Nei mesi precedenti le elezioni il governo di Putin aveva cercato di estromettere dal voto i partiti di opposizione più forti, in modo che, anche se Russia Unita avesse avuto un risultato deludente, i seggi parlamentari sarebbero andati comunque a partiti alleati o approvati dal governo.
La misura più drastica contro l’opposizione è stata presa a giugno, quando il movimento politico di Navalny è stato dichiarato illegale da un tribunale di Mosca perché considerato “estremista”. Al momento della sentenza Navalny si trovava in prigione già da qualche mese con una condanna pretestuosa, dopo essere stato oggetto di un tentativo di avvelenamento che è riconducibile in modo credibile alle forze di sicurezza russe.

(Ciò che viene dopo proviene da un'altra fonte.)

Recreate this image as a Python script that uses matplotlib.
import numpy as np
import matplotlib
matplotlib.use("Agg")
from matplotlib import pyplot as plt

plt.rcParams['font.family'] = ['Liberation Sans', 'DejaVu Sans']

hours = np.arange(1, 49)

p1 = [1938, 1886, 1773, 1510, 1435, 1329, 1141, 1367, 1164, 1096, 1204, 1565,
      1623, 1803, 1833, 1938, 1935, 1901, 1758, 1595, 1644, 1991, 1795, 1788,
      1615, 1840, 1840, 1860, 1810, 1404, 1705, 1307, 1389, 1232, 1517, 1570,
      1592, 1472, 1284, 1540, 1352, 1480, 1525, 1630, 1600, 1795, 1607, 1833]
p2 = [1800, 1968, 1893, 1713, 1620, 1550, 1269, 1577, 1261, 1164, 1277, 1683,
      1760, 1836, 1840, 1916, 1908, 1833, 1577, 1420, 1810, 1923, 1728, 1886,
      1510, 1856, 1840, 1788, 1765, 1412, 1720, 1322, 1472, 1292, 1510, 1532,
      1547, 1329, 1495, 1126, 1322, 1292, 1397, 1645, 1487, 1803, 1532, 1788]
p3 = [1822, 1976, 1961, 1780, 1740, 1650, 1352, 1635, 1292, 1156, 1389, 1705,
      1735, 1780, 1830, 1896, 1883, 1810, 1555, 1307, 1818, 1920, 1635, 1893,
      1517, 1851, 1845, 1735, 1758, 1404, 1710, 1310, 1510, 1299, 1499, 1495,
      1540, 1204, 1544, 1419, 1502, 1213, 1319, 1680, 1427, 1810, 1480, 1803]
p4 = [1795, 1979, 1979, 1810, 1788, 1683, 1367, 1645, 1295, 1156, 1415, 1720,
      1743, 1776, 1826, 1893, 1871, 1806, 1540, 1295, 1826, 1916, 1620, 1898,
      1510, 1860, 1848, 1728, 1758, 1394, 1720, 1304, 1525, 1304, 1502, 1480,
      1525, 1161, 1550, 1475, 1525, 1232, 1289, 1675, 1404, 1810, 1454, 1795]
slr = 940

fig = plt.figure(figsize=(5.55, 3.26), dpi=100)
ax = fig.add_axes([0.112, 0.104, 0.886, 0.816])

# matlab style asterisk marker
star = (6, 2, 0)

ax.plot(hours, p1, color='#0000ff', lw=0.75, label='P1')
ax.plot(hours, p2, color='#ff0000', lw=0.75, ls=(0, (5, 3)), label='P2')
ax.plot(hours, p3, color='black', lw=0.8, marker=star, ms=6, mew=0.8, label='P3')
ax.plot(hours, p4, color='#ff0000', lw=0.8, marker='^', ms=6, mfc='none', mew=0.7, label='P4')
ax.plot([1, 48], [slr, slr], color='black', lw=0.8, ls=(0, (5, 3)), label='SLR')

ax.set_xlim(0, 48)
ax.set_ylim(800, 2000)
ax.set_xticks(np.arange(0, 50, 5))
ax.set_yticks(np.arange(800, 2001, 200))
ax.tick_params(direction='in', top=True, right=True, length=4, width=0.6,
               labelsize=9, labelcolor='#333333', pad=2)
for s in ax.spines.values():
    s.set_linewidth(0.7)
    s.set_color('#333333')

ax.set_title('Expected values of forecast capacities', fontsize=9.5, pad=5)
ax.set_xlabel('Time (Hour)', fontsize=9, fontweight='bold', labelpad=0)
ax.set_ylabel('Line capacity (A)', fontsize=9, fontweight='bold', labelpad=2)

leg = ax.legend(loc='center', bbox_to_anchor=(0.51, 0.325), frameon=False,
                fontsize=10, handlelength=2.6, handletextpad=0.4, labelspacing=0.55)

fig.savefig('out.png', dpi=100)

Quasi tutte le iniziative organizzate per convincere gli elettori a non appoggiare i candidati di Russia Unita sono state bloccate. Una di queste è stata proposta dal movimento di Navalny e si chiama “Voto intelligente”, un’app che raccoglie una lista di candidati – di opposizione o comunque il meno allineati possibile, ideata con l’intento di far convergere tutto il voto contrario a Putin, per fare in modo che alla Duma finisse il maggior numero possibile di deputati non approvati dal Cremlino e ridurre al minimo i consensi di Russia Unita. Da quando sono iniziate le operazioni di voto, l’app di “Voto intelligente” e tutte le campagne di comunicazione sono state cancellate dalle piattaforme e dai social.

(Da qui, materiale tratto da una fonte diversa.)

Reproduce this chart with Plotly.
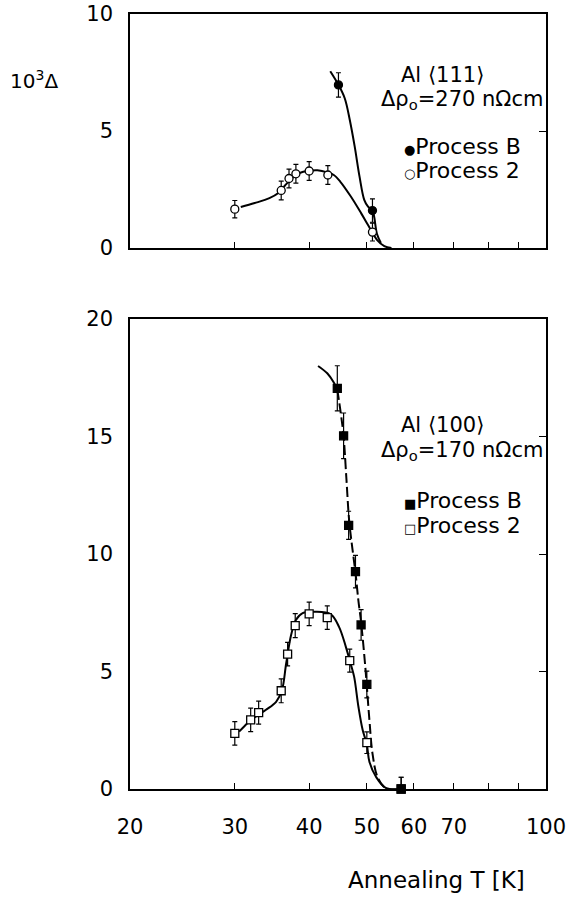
import plotly.graph_objects as go

# ---------------- data ----------------
# Al <111>, top panel
t111_B = [44.8, 51.1]
d111_B = [6.97, 1.60]
e111_B = [0.52, 0.50]

t111_2 = [30.0, 35.9, 37.0, 38.0, 40.0, 43.0, 51.1]
d111_2 = [1.66, 2.46, 2.97, 3.17, 3.29, 3.12, 0.68]
e111_2 = [0.37, 0.40, 0.40, 0.40, 0.40, 0.40, 0.38]

# guide curves (hand-drawn fits), top panel
c111_2_t = [30.7, 32.4, 34.3, 35.5, 36.4, 37.5, 38.5, 40.0, 41.3, 43.0, 44.0, 45.1, 47.0, 48.9, 50.2, 52.0, 53.5, 55.0]
c111_2_d = [1.75, 1.92, 2.13, 2.35, 2.66, 3.00, 3.20, 3.30, 3.32, 3.22, 3.12, 2.84, 2.20, 1.49, 0.99, 0.35, 0.08, 0.0]
c111_B_t = [43.4, 44.8, 45.9, 46.8, 47.7, 48.6, 49.5, 50.2, 51.1, 52.0, 52.8]
c111_B_d = [7.55, 6.97, 6.40, 5.48, 4.34, 3.06, 2.06, 1.78, 1.60, 0.60, 0.22]

# Al <100>, bottom panel
t100_B = [44.6, 45.7, 46.6, 47.85, 48.9, 50.0, 57.1]
d100_B = [17.05, 15.03, 11.22, 9.25, 6.98, 4.45, 0.0]
e100_B = [0.96, 0.97, 0.60, 0.69, 0.65, 0.57, 0.50]

t100_2 = [30.0, 31.9, 32.9, 35.9, 36.8, 37.9, 40.0, 42.9, 46.8, 50.0, 57.1]
d100_2 = [2.37, 2.94, 3.25, 4.18, 5.74, 6.95, 7.45, 7.29, 5.46, 1.97, 0.0]
e100_2 = [0.50, 0.50, 0.49, 0.51, 0.50, 0.51, 0.50, 0.50, 0.49, 0.46, 0.50]

c100_2_t = [30.5, 31.5, 32.0, 33.8, 35.2, 36.0, 36.6, 37.3, 38.0, 39.0, 41.0, 43.5, 44.9, 46.1, 47.0, 47.6, 48.4, 49.2, 50.0, 50.5, 51.8, 53.8, 57.0]
c100_2_d = [2.44, 2.80, 2.95, 3.36, 3.71, 4.20, 5.35, 6.55, 7.19, 7.48, 7.54, 7.43, 6.90, 6.05, 5.30, 4.78, 3.50, 2.51, 1.90, 1.16, 0.52, 0.05, 0.0]
# Process B fit: solid head, dashed tail
c100_Bh_t = [41.4, 42.9, 44.0, 44.6]
c100_Bh_d = [18.0, 17.69, 17.3, 17.0]
c100_Bt_t = [44.6, 45.2, 45.7, 46.2, 46.7, 47.3, 47.9, 48.4, 48.9, 49.7, 50.5, 51.1, 52.1, 53.8, 57.0]
c100_Bt_d = [17.0, 16.0, 15.0, 13.2, 11.4, 10.2, 9.1, 8.0, 7.1, 5.2, 2.94, 1.52, 0.52, 0.03, 0.0]

x_tickvals = [20, 30, 40, 50, 60, 70, 100]
x_ticktext = ["20", "30", "40", "50", "60", "70", "100"]
x_inner_ticks = [30, 40, 50, 60, 70, 80, 90]
x_extra_ticks = [80, 90]

# ---------------- layout helpers ----------------
W, H = 567, 902
FONT = "DejaVu Sans"


def px(x):
    return x / W


def py(y):
    return 1 - y / H


XDOM = [px(130), px(546)]
TOP_DOM = [py(248), py(14)]
BOT_DOM = [py(789), py(319)]

fig = go.Figure()


def err(arr):
    return dict(type="data", array=arr, visible=True, color="black", thickness=1.2, width=2.5)


def curve(t, d, xa, ya, dash="solid"):
    fig.add_trace(go.Scatter(
        x=t, y=d, mode="lines", xaxis=xa, yaxis=ya,
        line=dict(color="black", width=2, shape="spline", smoothing=1.0, dash=dash),
        showlegend=False, hoverinfo="skip", cliponaxis=False))


def points(t, d, e, xa, ya, symbol, fill):
    fig.add_trace(go.Scatter(
        x=t, y=d, mode="markers", xaxis=xa, yaxis=ya, error_y=err(e),
        marker=dict(symbol=symbol, size=8, color=fill, line=dict(color="black", width=1.3)),
        showlegend=False, cliponaxis=False))


# top panel
curve(c111_2_t, c111_2_d, "x", "y")
curve(c111_B_t, c111_B_d, "x", "y")
points(t111_2, d111_2, e111_2, "x", "y", "circle", "white")
points(t111_B, d111_B, e111_B, "x", "y", "circle", "black")

# bottom panel
curve(c100_2_t, c100_2_d, "x2", "y2")
curve(c100_Bh_t, c100_Bh_d, "x2", "y2")
curve(c100_Bt_t, c100_Bt_d, "x2", "y2", dash="10px,4px")
points(t100_2, d100_2, e100_2, "x2", "y2", "square", "white")
points(t100_B, d100_B, e100_B, "x2", "y2", "square", "black")

# empty traces so the right-hand tick axes are drawn
fig.add_trace(go.Scatter(x=[], y=[], xaxis="x", yaxis="y3", showlegend=False))
fig.add_trace(go.Scatter(x=[], y=[], xaxis="x2", yaxis="y4", showlegend=False))

tickfont = dict(family=FONT, size=21, color="black")
xcommon = dict(type="log", range=[1.30103, 2.0], domain=XDOM, showline=True, mirror=True,
               linecolor="black", linewidth=1.5, ticks="inside", ticklen=6, tickwidth=1.2,
               tickcolor="black", showgrid=False, zeroline=False, tickfont=tickfont,
               tickmode="array", automargin=False)
ycommon = dict(showline=True, mirror=True, linecolor="black", linewidth=1.5, ticks="",
               showgrid=False, zeroline=False, tickfont=tickfont, tickmode="array",
               ticklabelstandoff=11, automargin=False)
yright = dict(side="right", ticks="inside", ticklen=7, tickwidth=1.2, tickcolor="black",
              showticklabels=False, showgrid=False, zeroline=False, showline=False,
              tickmode="array", automargin=False)

fig.update_layout(
    width=W, height=H, margin=dict(l=0, r=0, t=0, b=0, pad=0, autoexpand=False),
    paper_bgcolor="white", plot_bgcolor="white",
    font=dict(family=FONT, size=21, color="black"),
    xaxis=dict(**xcommon, anchor="y", tickvals=x_inner_ticks, showticklabels=False),
    xaxis2=dict(**xcommon, anchor="y2", tickvals=x_tickvals, ticktext=x_ticktext,
                ticklabelstandoff=18,
                minor=dict(tickmode="array", tickvals=x_extra_ticks, ticks="inside",
                           ticklen=6, tickwidth=1.2, tickcolor="black", showgrid=False)),
    yaxis=dict(**ycommon, domain=TOP_DOM, range=[0, 10], tickvals=[0, 5, 10], anchor="x"),
    yaxis2=dict(**ycommon, domain=BOT_DOM, range=[0, 20], tickvals=[0, 5, 10, 15, 20], anchor="x2"),
    yaxis3=dict(**yright, overlaying="y", anchor="x", range=[0, 10], tickvals=[5]),
    yaxis4=dict(**yright, overlaying="y2", anchor="x2", range=[0, 20], tickvals=[5, 10, 15]),
)

SYM = "<span style='font-size:13px'>{}</span>"


def label(text, x, y, size=21):
    fig.add_annotation(text=text, x=px(x), y=py(y), xref="paper", yref="paper",
                       xanchor="left", yanchor="middle", showarrow=False,
                       font=dict(family=FONT, size=size, color="black"))


label("10<sup>3</sup>Δ", 8, 80, size=20)

label("Al ⟨111⟩", 399, 75)
label("Δρ<sub>o</sub>=270 nΩcm", 379, 100)
label(SYM.format("●") + "Process B", 402, 146, size=22)
label(SYM.format("○") + "Process 2", 402, 170, size=22)

label("Al ⟨100⟩", 399, 425)
label("Δρ<sub>o</sub>=170 nΩcm", 379, 451)
label(SYM.format("■") + "Process B", 402, 500, size=22)
label(SYM.format("□") + "Process 2", 402, 525, size=22)

label("Annealing T [K]", 346, 880, size=23)

fig.write_html("out.html")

La repressione contro l’opposizione non riguarda soltanto il movimento di Navalny. Un caso molto citato negli ultimi giorni riguarda Boris Vishnevsky, candidato alle elezioni municipali di San Pietroburgo per il partito liberale Yabloko. Dopo l’approvazione della sua candidatura, si erano registrati nel suo stesso distretto altri due uomini: entrambi si chiamano Boris Vishnevsky (hanno cambiato da poco il loro nome) ed entrambi hanno la testa pelata e la barba grigia, come il Vishnevsky originale.